I'm writing something like a game in C++ where I have a database table containing the current score for each user. I want to read that table into memory at the start of the game, quickly change each user's score while the game is being played in response to what each user does, and then when the game ends write the current scores back to the database. I also want to be able to find the 20 or so users with the highest scores. No users will be added or deleted during the short period when the game is being played. I haven't tried it yet, but updating the database might take too much time during the period when the game is being played.
- Fixed set of users (might be 10,000 to 50,000 users)
- Will map user IDs to their score and other user-specific information.
- User IDs will be auto_increment values.
- If the structure has a high memory overhead that's probably not an issue.
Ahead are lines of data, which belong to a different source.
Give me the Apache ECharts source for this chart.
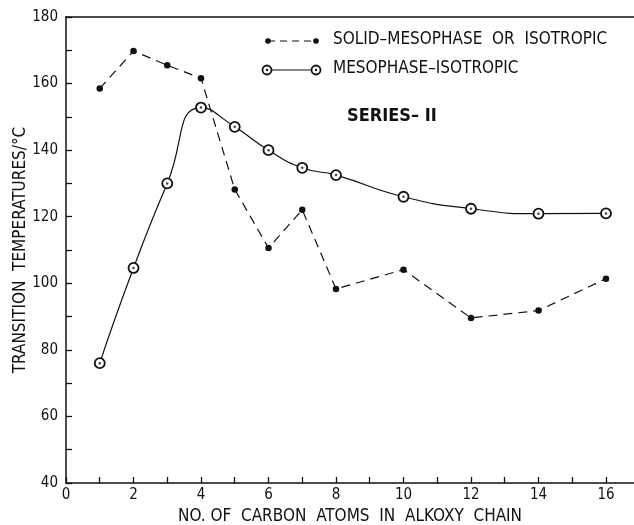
<!DOCTYPE html>
<html>
<head>
<meta charset="utf-8">
<script src="https://cdn.jsdelivr.net/npm/echarts@6/dist/echarts.min.js"></script>
<style>html,body{margin:0;padding:0;background:#fff;}#c{width:634px;height:525px;}</style>
</head>
<body>
<div id="c"></div>
<script>
const carbonAtoms = [1, 2, 3, 4, 5, 6, 7, 8, 10, 12, 14, 16];
const solidMeso = [158.5, 169.8, 165.5, 161.6, 128.2, 110.6, 122.1, 98.3, 104.1, 89.6, 91.8, 101.4];
const mesoIso = [76, 104.6, 130, 152.8, 147, 140, 134.7, 132.5, 126, 122.4, 120.9, 121];
const xTicks = [0, 1, 2, 3, 4, 5, 6, 7, 8, 9, 10, 11, 12, 13, 14, 15, 16];
const xTickLabels = [0, 2, 4, 6, 8, 10, 12, 14, 16];
const yTicks = [40, 50, 60, 70, 80, 90, 100, 110, 120, 130, 140, 150, 160, 170, 180];
const yTickLabels = [40, 60, 80, 100, 120, 140, 160, 180];
const seriesNames = ['SOLID\u2013MESOPHASE  OR  ISOTROPIC', 'MESOPHASE\u2013ISOTROPIC'];
const xTitle = 'NO. OF  CARBON  ATOMS  IN  ALKOXY  CHAIN';
const yTitle = 'TRANSITION  TEMPERATURES/\u00B0C';
const seriesTitle = 'SERIES\u2013 II';

const FONT = "'DejaVu Sans Condensed','Liberation Sans Narrow','Roboto Condensed','DejaVu Sans',sans-serif";
const INK = '#111';

const pairs = (ys) => carbonAtoms.map((x, i) => [x, ys[i]]);

const chart = echarts.init(document.getElementById('c'), null, {renderer: 'canvas'});
chart.setOption({
  backgroundColor: '#fff',
  animation: false,
  grid: {left: 66, top: 17, right: 0, bottom: 42, containLabel: false, outerBoundsMode: 'none'},
  xAxis: [{
    type: 'value', min: 0, max: 16.83, interval: 1,
    name: xTitle, nameLocation: 'middle', nameGap: 25,
    nameTextStyle: {fontFamily: FONT, fontSize: 17, color: INK},
    axisLine: {show: true, lineStyle: {color: INK, width: 1.5}},
    axisTick: {show: true, inside: true, length: 6, customValues: xTicks, lineStyle: {color: INK, width: 1.3}},
    axisLabel: {
      fontFamily: FONT, fontSize: 15, color: INK, margin: 5, customValues: xTickLabels,
      formatter: (v) => xTickLabels.indexOf(Math.round(v * 1000) / 1000) >= 0 ? String(v) : ''
    },
    splitLine: {show: false}
  }, {
    type: 'value', position: 'top', min: 0, max: 16.83,
    axisLine: {show: true, lineStyle: {color: INK, width: 1.5}},
    axisTick: {show: false}, axisLabel: {show: false}, splitLine: {show: false}
  }],
  yAxis: {
    type: 'value', min: 40, max: 180, interval: 10,
    name: yTitle, nameLocation: 'middle', nameGap: 37, nameRotate: 90, nameMoveOverlap: false,
    nameTextStyle: {fontFamily: FONT, fontSize: 17, color: INK},
    axisLine: {show: true, lineStyle: {color: INK, width: 1.5}},
    axisTick: {show: true, inside: true, length: 6, customValues: yTicks, lineStyle: {color: INK, width: 1.3}},
    axisLabel: {
      fontFamily: FONT, fontSize: 15, color: INK, margin: 8, customValues: yTickLabels,
      formatter: (v) => yTickLabels.indexOf(Math.round(v)) >= 0 ? String(Math.round(v)) : ''
    },
    splitLine: {show: false}
  },
  series: [{
    name: seriesNames[0], type: 'line', data: pairs(solidMeso),
    symbol: 'circle', symbolSize: 6.5,
    itemStyle: {color: INK},
    lineStyle: {color: INK, width: 1.2, type: [9, 6]},
    z: 3
  }, {
    name: seriesNames[1], type: 'line', data: pairs(mesoIso),
    smooth: 0.55,
    symbol: 'circle', symbolSize: 10,
    itemStyle: {color: '#fff', borderColor: INK, borderWidth: 1.8},
    lineStyle: {color: INK, width: 1.2},
    z: 4
  }, {
    name: 'centers', type: 'scatter', data: pairs(mesoIso),
    symbol: 'circle', symbolSize: 2.5, silent: true,
    itemStyle: {color: INK}, z: 6
  }],
  graphic: [
    {type: 'line', shape: {x1: 268, y1: 41, x2: 316, y2: 41}, style: {stroke: INK, lineWidth: 1.2, lineDash: [7, 5]}},
    {type: 'circle', shape: {cx: 268, cy: 41, r: 2.8}, style: {fill: INK}},
    {type: 'circle', shape: {cx: 316, cy: 41, r: 2.8}, style: {fill: INK}},
    {type: 'text', left: 333, top: 31, style: {text: seriesNames[0], font: '17px ' + FONT, fill: INK}},
    {type: 'line', shape: {x1: 267, y1: 70, x2: 316, y2: 70}, style: {stroke: INK, lineWidth: 1.2}},
    {type: 'circle', shape: {cx: 267, cy: 70, r: 4.5}, style: {fill: '#fff', stroke: INK, lineWidth: 1.8}, z: 10},
    {type: 'circle', shape: {cx: 316, cy: 70, r: 4.5}, style: {fill: '#fff', stroke: INK, lineWidth: 1.8}, z: 10},
    {type: 'circle', shape: {cx: 267, cy: 70, r: 1.2}, style: {fill: INK}, z: 11},
    {type: 'circle', shape: {cx: 316, cy: 70, r: 1.2}, style: {fill: INK}, z: 11},
    {type: 'text', left: 333, top: 60, style: {text: seriesNames[1], font: '17px ' + FONT, fill: INK}},
    {type: 'text', left: 347, top: 107, style: {text: seriesTitle, font: 'bold 18px ' + FONT, fill: INK}}
  ]
});
</script>
</body>
</html>
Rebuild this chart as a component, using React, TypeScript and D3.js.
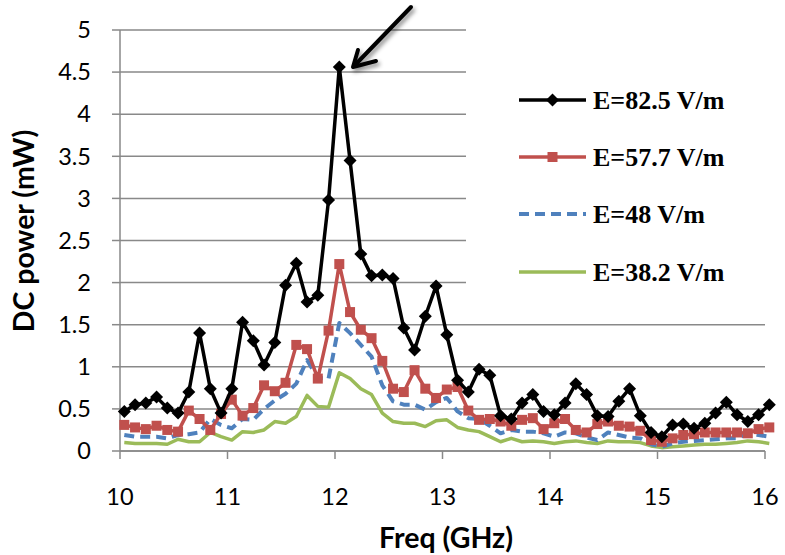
import React from "react";
import * as d3 from "d3";

const freqs = [
  10.04, 10.14, 10.24, 10.34, 10.44, 10.54, 10.64, 10.74, 10.84, 10.94,
  11.04, 11.14, 11.24, 11.34, 11.44, 11.54, 11.64, 11.74, 11.84, 11.94,
  12.04, 12.14, 12.24, 12.34, 12.44, 12.54, 12.64, 12.74, 12.84, 12.94,
  13.04, 13.14, 13.24, 13.34, 13.44, 13.54, 13.64, 13.74, 13.84, 13.94,
  14.04, 14.14, 14.24, 14.34, 14.44, 14.54, 14.64, 14.74, 14.84, 14.94,
  15.04, 15.14, 15.24, 15.34, 15.44, 15.54, 15.64, 15.74, 15.84, 15.94,
  16.04,
];

const e825 = [
  0.47, 0.55, 0.57, 0.64, 0.51, 0.45, 0.7, 1.4, 0.74, 0.45,
  0.74, 1.53, 1.31, 1.02, 1.29, 1.97, 2.23, 1.77, 1.85, 2.98,
  4.56, 3.45, 2.34, 2.08, 2.09, 2.05, 1.46, 1.2, 1.6, 1.96,
  1.38, 0.84, 0.7, 0.97, 0.9, 0.42, 0.38, 0.57, 0.67, 0.47,
  0.43, 0.57, 0.8, 0.67, 0.42, 0.41, 0.59, 0.74, 0.42, 0.22,
  0.17, 0.31, 0.32, 0.27, 0.33, 0.45, 0.58, 0.43, 0.35, 0.43,
  0.55,
];

const e577 = [
  0.31, 0.28, 0.26, 0.3, 0.25, 0.23, 0.48, 0.38, 0.25, 0.44,
  0.61, 0.42, 0.51, 0.78, 0.71, 0.81, 1.26, 1.21, 0.86, 1.43,
  2.22, 1.65, 1.44, 1.34, 1.07, 0.74, 0.7, 0.96, 0.74, 0.63,
  0.73, 0.76, 0.48, 0.37, 0.38, 0.35, 0.3, 0.37, 0.39, 0.26,
  0.33, 0.38, 0.25, 0.22, 0.32, 0.35, 0.3, 0.29, 0.24, 0.13,
  0.11, 0.15, 0.19, 0.2, 0.22, 0.22, 0.22, 0.22, 0.21, 0.26,
  0.28,
];

const e48 = [
  0.19, 0.17, 0.17, 0.17, 0.15, 0.19, 0.2, 0.22, 0.38, 0.31,
  0.27, 0.38, 0.37, 0.5, 0.6, 0.68, 0.8, 1.08, 0.87, 0.86,
  1.52, 1.4, 1.26, 1.12, 0.78, 0.59, 0.55, 0.55, 0.49, 0.58,
  0.63, 0.47, 0.39, 0.38, 0.3, 0.21, 0.25, 0.23, 0.23, 0.21,
  0.17, 0.22, 0.21, 0.16, 0.13, 0.22, 0.19, 0.16, 0.15, 0.08,
  0.05, 0.09, 0.11, 0.12, 0.13, 0.14, 0.15, 0.15, 0.21, 0.19,
  0.17,
];

const e382 = [
  0.1, 0.09, 0.09, 0.09, 0.08, 0.14, 0.11, 0.11, 0.22, 0.17,
  0.13, 0.23, 0.22, 0.25, 0.35, 0.33, 0.41, 0.66, 0.53, 0.52,
  0.93, 0.86, 0.74, 0.67, 0.45, 0.35, 0.33, 0.33, 0.29, 0.36,
  0.37, 0.28, 0.25, 0.23, 0.17, 0.11, 0.15, 0.11, 0.12, 0.11,
  0.09, 0.11, 0.12, 0.1, 0.09, 0.12, 0.11, 0.11, 0.1, 0.06,
  0.04, 0.05, 0.06, 0.07, 0.08, 0.08, 0.09, 0.1, 0.12, 0.11,
  0.09,
];

const xTicks = [10, 11, 12, 13, 14, 15, 16];
const yTicks = [0, 0.5, 1, 1.5, 2, 2.5, 3, 3.5, 4, 4.5, 5];
const yTickLabels = ["0", "0.5", "1", "1.5", "2", "2.5", "3", "3.5", "4", "4.5", "5"];
const seriesNames = ["E=82.5 V/m", "E=57.7 V/m", "E=48 V/m", "E=38.2 V/m"];
const seriesColors = ["#000000", "#C0504D", "#4F81BD", "#9BBB59"];

const W = 785;
const H = 555;
const L = 120, R = 765, T = 30, B = 451;

export default function App() {
  const x = d3.scaleLinear().domain([10, 16]).range([L, R]);
  const y = d3.scaleLinear().domain([0, 5]).range([B, T]);
  const mkLine = (vals: number[]) =>
    d3.line<number>().x((_, i) => x(freqs[i])).y((v) => y(v))(vals) || "";

  const tickFont = "Lato, 'Open Sans', sans-serif";
  const gridColor = "#898989";

  const legendY = [100, 157, 214, 272];

  return (
    <svg width={W} height={H} style={{ position: "absolute", left: 0, top: 0, background: "#fff" }}>
      <defs>
        <filter id="sh" x="-50%" y="-50%" width="200%" height="200%">
          <feDropShadow dx="2" dy="3" stdDeviation="2" floodColor="#000" floodOpacity="0.45" />
        </filter>
      </defs>
      <rect x={0} y={0} width={W} height={H} fill="#fff" />
      {yTicks.map((t) => (
        <line key={"g" + t} x1={L} x2={R} y1={y(t)} y2={y(t)} stroke={gridColor} strokeWidth={1.5} />
      ))}
      <line x1={L} x2={L} y1={T} y2={B} stroke={gridColor} strokeWidth={1.5} />
      {yTicks.map((t, i) => (
        <g key={"yt" + t}>
          <line x1={L - 8} x2={L} y1={y(t)} y2={y(t)} stroke={gridColor} strokeWidth={1.5} />
          <text x={91} y={y(t)} dy="0.35em" textAnchor="end" fontFamily={tickFont} fontSize={23.5} fill="#000">
            {yTickLabels[i]}
          </text>
        </g>
      ))}
      <line x1={L} x2={R} y1={B} y2={B} stroke={gridColor} strokeWidth={1.5} />
      {xTicks.map((t) => (
        <g key={"xt" + t}>
          <line x1={x(t)} x2={x(t)} y1={B} y2={B + 8} stroke={gridColor} strokeWidth={1.5} />
          <text x={x(t)} y={505} textAnchor="middle" fontFamily={tickFont} fontSize={23.5} fill="#000">
            {t}
          </text>
        </g>
      ))}
      <text x={446} y={548} textAnchor="middle" fontFamily={tickFont} fontWeight="bold" fontSize={28.5} fill="#000">
        Freq (GHz)
      </text>
      <text
        transform={`translate(34,231) rotate(-90)`}
        textAnchor="middle"
        fontFamily={tickFont}
        fontWeight="bold"
        fontSize={28.5}
        fill="#000"
      >
        DC power (mW)
      </text>
      <rect x={466} y={24} width={310} height={277} fill="#fff" />
      <path d={mkLine(e382)} fill="none" stroke={seriesColors[3]} strokeWidth={3.5} strokeLinejoin="round" />
      <path d={mkLine(e48)} fill="none" stroke={seriesColors[2]} strokeWidth={4} strokeDasharray="10 6" strokeLinejoin="round" />
      <path d={mkLine(e577)} fill="none" stroke={seriesColors[1]} strokeWidth={3.5} strokeLinejoin="round" />
      {e577.map((v, i) => (
        <rect key={"r" + i} x={x(freqs[i]) - 5} y={y(v) - 5} width={10} height={10} fill={seriesColors[1]} />
      ))}
      <path d={mkLine(e825)} fill="none" stroke={seriesColors[0]} strokeWidth={3.5} strokeLinejoin="round" />
      {e825.map((v, i) => {
        const cx = x(freqs[i]);
        const cy = y(v);
        const s = 6.5;
        return (
          <path key={"b" + i} d={`M${cx},${cy - s}L${cx + s},${cy}L${cx},${cy + s}L${cx - s},${cy}Z`} fill="#000" />
        );
      })}
      {seriesNames.map((n, i) => {
        const ly = legendY[i];
        return (
          <g key={"lg" + i}>
            <line
              x1={519}
              x2={586}
              y1={ly}
              y2={ly}
              stroke={seriesColors[i]}
              strokeWidth={i === 2 ? 4 : 3.5}
              strokeDasharray={i === 2 ? "10 6" : undefined}
            />
            {i === 0 && <path d={`M552.5,${ly - 6.5}L559,${ly}L552.5,${ly + 6.5}L546,${ly}Z`} fill="#000" />}
            {i === 1 && <rect x={547.5} y={ly - 5} width={10} height={10} fill={seriesColors[1]} />}
            <text
              x={593}
              y={ly}
              dy="0.35em"
              fontFamily="'Liberation Serif', 'Times New Roman', serif"
              fontWeight="bold"
              fontSize={26}
              fill="#000"
            >
              {n}
            </text>
          </g>
        );
      })}
      <g filter="url(#sh)" stroke="#000" strokeWidth={4} strokeLinecap="round" strokeLinejoin="round" fill="none">
        <line x1={411} y1={7} x2={355} y2={65} />
        <path d="M358,50 L353,67 L376,61" />
      </g>
    </svg>
  );
}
- If the program crashes during gameplay it can just be re-started.
- Greatly prefer something already available, such as open source/public domain code.
- Quickly get a user's current score.
- Quickly add to a user's current score (and return their current score)
- Quickly get 20 users with highest score.
- No deletes.
- No inserts except when the structure is first created, and how long that takes isn't critical.
- Getting the top 20 users will only happen every five or ten seconds, but getting/adding will happen much more frequently.
If not for the last, I could just create a memory block equal to sizeof(user) * max(user id)
and put each user at user id * sizeof(user)
for fast access. Should I do that plus some other structure for the Top 20 feature, or is there one structure that will handle all of this together?